Jan 7/05: While torture torture torture! is still in the news with the Gonzales hearings on, the news cycle has already washed on by. You can still link to "all 1,645 related" stories on it, but it's old already. The outrage served its purpose of swinging at Gonzalez to hit the President. John Kerry actually played this one right. In the most astute thing he's done since becoming the anti-Dean Democrat (the only smart thing he did all election), Kerry bailed out of DC, the Gonzales hearings, and the Electoral College vote confirmation (see yesterday's autos entry), and showed up in Baghdad to be ignored. Kerry applied Twain's theory that it is better to let people think you're a fool than to open your mouth and prove it, something his comrades in the Senate proceeded to affirm. Kerry was in Iraq to be neither seen nor heard. For a proper sounding, we have to go to the UAE's Khaleej Times to find out what went down:

Former presidential candidate Kerry visits troops in Iraqi city of Mosul
Former US presidential hopeful John Kerry visited US troops stationed in the northern Iraqi city of Mosul, scene of a major suicide attack against on a US base in December, the US military said on Friday. Kerry ate dinner on Thursday with soldiers at Camp Freedom, a former Saddam Hussein palace, and met with Brigadier General Carter Ham, commander of troops in northern Iraq, and local provincial governor Duraid Kashmula, it said in a statement. “Thanks for what youre doing,” the senator from Massachusetts told soldiers. “The folks back home really appreciate your courage and sacrifice.”

It's tempting to call all the torture mania a hypocrisy, but that's too easy. Of course it is, but that's not the point. It's a side-show and that's just how things work in politics. So be it. I'm more interested in why John Kerry demurred the issue. Nobody cares what he says or does in Iraq. We're past his game there. It's gone. The election is over. So why leave all those delicious photo-ops and sound bites to Hillary & Co.? Maybe Kerry learned his lesson after all.

It does the politico no good to be less for or less against something than the opposition. The Republicans delivered four terms to FDR by being less for government intervention in the Depression than FDR and not firmly against it. Now we have the Senate Democrats being less for fighting terrorism than the President. Try all they want, they'll never get to be both against torture of terrorists and against terrorists. Try all they want, they cannot remove the subjects of torture from the torture and its purpose (and I am being generous with the word "torture" -- see my Jan 5 entry). Following the 2001 attacks, the President made a damned good case for maltreatment of our enemies, which included, don't forget, invading two countries and killing people. Now we're supposed to fret over the treatment of a handful of our enemies that we didn't kill? The best they can do is say, "I'm not defending terrorists, I'm against this Administration's use of torture on them..." blah blah blah. That is, get information from the terrorist but don't treat them too badly, Okay?
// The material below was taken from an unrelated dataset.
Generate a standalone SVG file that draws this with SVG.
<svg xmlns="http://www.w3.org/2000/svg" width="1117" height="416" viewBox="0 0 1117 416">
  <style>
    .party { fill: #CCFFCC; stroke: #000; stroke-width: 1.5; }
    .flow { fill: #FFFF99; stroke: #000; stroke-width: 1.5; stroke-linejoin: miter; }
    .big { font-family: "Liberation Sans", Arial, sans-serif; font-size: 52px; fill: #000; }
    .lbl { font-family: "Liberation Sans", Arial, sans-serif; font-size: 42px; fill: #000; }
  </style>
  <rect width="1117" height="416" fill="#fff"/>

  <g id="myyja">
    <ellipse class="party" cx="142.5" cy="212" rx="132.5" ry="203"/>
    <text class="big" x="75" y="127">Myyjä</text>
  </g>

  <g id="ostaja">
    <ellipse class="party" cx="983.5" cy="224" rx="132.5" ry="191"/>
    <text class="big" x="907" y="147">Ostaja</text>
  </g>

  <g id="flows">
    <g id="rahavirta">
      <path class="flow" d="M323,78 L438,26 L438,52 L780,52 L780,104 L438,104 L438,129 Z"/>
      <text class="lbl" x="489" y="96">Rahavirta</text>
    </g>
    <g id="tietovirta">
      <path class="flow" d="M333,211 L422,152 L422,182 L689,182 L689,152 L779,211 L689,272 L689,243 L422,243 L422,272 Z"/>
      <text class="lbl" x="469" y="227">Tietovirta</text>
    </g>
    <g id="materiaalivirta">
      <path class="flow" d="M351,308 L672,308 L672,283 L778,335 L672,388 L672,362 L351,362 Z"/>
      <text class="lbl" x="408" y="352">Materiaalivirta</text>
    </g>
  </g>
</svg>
Once again, the President's opponents have put themselves into the stupid position of being for something less than the President without being against it. 
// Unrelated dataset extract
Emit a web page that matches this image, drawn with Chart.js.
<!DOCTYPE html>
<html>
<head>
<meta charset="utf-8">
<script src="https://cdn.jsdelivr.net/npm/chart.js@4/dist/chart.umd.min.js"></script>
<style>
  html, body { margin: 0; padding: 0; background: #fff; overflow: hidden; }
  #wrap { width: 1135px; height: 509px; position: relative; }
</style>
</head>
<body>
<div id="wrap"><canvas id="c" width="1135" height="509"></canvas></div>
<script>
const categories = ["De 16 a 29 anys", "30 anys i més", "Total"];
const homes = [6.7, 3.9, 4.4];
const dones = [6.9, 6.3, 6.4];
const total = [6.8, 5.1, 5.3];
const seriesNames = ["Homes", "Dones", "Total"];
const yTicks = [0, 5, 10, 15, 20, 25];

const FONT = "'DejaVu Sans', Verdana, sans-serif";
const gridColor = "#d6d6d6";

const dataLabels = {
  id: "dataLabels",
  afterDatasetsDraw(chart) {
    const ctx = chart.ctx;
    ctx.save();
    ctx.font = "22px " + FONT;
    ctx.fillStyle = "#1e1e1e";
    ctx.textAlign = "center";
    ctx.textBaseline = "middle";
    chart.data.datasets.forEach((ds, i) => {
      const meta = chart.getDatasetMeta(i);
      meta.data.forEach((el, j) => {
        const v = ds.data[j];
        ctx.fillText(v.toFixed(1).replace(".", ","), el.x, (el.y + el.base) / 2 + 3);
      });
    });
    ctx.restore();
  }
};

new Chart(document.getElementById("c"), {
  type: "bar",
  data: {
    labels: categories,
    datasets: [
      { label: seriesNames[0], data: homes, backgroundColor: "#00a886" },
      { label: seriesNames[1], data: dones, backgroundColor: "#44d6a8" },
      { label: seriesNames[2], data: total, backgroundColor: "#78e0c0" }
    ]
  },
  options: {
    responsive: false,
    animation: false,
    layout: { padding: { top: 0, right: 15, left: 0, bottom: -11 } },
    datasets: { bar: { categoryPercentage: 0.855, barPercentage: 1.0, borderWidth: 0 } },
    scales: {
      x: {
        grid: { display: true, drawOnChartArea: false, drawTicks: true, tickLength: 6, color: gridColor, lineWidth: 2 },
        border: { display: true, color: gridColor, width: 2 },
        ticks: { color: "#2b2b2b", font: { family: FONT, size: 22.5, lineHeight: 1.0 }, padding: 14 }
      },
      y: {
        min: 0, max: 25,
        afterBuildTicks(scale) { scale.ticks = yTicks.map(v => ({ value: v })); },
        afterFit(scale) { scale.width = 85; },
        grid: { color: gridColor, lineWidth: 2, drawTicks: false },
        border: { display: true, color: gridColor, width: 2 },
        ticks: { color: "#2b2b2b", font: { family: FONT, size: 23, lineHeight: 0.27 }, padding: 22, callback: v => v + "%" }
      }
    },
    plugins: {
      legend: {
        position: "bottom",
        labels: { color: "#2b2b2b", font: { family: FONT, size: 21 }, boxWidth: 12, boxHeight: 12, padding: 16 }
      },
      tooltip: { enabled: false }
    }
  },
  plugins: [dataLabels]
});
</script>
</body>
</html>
That's not to say that torture is justifiable. I'm willing to leave that judgment to the agents involved and the individual cases, especially in the early days of the War on Terror when we really didn't know what we were up against. The early days of the war Information was scarce, and the best way to it was through the ones we could catch. That's all forgotten now. Now it's about the Administration's mishandling of everything, with this week's gong ringing over Gonzales and the "torture memo."
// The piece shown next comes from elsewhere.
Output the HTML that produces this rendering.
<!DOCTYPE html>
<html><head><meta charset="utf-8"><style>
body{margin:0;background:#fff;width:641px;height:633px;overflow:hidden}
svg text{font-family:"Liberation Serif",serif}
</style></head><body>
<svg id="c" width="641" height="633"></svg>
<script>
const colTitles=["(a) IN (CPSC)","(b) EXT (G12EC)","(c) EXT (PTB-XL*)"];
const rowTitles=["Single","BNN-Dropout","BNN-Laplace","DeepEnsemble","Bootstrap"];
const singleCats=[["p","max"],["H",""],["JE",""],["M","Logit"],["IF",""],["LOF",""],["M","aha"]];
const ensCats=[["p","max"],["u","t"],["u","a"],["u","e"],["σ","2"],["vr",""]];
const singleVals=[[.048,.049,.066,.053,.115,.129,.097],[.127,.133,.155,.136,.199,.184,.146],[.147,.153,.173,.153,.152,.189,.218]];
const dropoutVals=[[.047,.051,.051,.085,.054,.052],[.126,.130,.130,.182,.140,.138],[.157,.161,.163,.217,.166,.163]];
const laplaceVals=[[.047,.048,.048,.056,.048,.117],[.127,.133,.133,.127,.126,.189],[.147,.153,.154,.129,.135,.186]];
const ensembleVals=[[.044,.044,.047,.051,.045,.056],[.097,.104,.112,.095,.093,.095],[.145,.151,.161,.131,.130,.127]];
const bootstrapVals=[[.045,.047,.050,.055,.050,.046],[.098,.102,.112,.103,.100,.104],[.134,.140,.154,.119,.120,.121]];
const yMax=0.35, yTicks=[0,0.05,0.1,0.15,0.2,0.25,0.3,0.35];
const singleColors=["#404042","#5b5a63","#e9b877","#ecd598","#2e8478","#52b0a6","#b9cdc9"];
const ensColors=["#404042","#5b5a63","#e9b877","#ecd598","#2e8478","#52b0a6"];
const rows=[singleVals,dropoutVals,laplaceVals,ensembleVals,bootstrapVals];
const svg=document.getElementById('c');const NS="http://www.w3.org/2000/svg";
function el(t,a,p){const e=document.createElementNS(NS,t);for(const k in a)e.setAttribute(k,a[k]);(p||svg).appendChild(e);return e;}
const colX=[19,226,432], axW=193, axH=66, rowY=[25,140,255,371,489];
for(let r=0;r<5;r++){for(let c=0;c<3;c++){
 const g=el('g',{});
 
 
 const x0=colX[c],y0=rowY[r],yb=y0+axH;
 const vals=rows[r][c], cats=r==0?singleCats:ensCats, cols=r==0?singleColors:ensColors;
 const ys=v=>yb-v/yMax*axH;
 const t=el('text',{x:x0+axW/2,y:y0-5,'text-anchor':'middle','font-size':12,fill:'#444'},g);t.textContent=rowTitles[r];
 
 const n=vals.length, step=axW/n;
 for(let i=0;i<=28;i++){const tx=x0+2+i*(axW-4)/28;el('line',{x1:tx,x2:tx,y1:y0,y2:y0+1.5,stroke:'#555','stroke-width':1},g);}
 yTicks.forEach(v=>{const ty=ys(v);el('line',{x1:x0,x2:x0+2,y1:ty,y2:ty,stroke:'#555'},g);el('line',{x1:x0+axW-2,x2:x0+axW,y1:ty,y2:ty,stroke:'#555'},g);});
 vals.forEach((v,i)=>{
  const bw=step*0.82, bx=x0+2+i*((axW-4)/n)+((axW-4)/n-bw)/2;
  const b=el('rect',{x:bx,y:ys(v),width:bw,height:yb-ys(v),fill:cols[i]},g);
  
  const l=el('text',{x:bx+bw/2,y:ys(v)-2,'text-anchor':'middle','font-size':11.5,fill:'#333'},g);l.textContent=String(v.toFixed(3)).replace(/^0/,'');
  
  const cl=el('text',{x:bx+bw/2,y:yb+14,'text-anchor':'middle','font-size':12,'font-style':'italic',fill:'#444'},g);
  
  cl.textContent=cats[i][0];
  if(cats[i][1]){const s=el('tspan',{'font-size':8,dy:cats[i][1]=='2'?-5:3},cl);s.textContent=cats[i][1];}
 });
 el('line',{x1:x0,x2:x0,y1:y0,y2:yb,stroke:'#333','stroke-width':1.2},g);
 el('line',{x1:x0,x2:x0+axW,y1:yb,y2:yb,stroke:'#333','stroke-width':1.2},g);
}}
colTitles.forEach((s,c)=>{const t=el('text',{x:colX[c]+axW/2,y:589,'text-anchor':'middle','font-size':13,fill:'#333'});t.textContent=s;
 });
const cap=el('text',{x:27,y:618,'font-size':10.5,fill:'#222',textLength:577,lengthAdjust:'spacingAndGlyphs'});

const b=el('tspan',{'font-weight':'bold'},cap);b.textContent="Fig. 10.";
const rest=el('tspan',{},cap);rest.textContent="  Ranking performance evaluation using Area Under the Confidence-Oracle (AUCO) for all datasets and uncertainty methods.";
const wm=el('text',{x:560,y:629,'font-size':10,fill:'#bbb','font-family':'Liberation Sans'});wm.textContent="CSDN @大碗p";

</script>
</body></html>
The only way Kerry could have won the election was to be more gungho for the War on Terror than the President. His people knew this, thus the "For a stronger America" crap. Only he couldn't do that and keep the base -- or himself, thus the pathetic violation of Lincoln's maxim on the impossibility to fool all the people all the time. All we got from Kerry was that he'd do better what the President was already doing. Kerry thus pledged himself to the Bush mission -- while holding a French nose. The people wisely chose the guy who actually believed in it. The election lost, and now off to Iraq, Kerry can get back to honesty. Thank God for that. I'd rather him in Iraq bad mouthing the mission and the President, than back home with feet planted in his election year deceit. Hugs for the troops was not his purpose in Iraq. This was:

"What is sad about what's happening here now is that so much of it is a process of catching up from the enormous miscalculations and wrong judgments made in the beginning. And the job has been made enormously harder."
[from the SF Chronicle: Kerry cheered in Baghdad, decries Bush team's 'blunders' -- here for a FreeRepublic.com blogger's refutation of the headline -- no where in the article is it mentioned that Kerry was cheered.]

Not even the Chronicle could turn that into news. They went and made up a headline in order to make it interesting, somehow. Nobody cares. The noise is back in DC, where Kerry's Senate buddies -- and the '08 Democratic candidates -- are stuck playing the game that lost '04 for Kerry. Go get 'em tigers:

(just a little) Less torture for terrorists!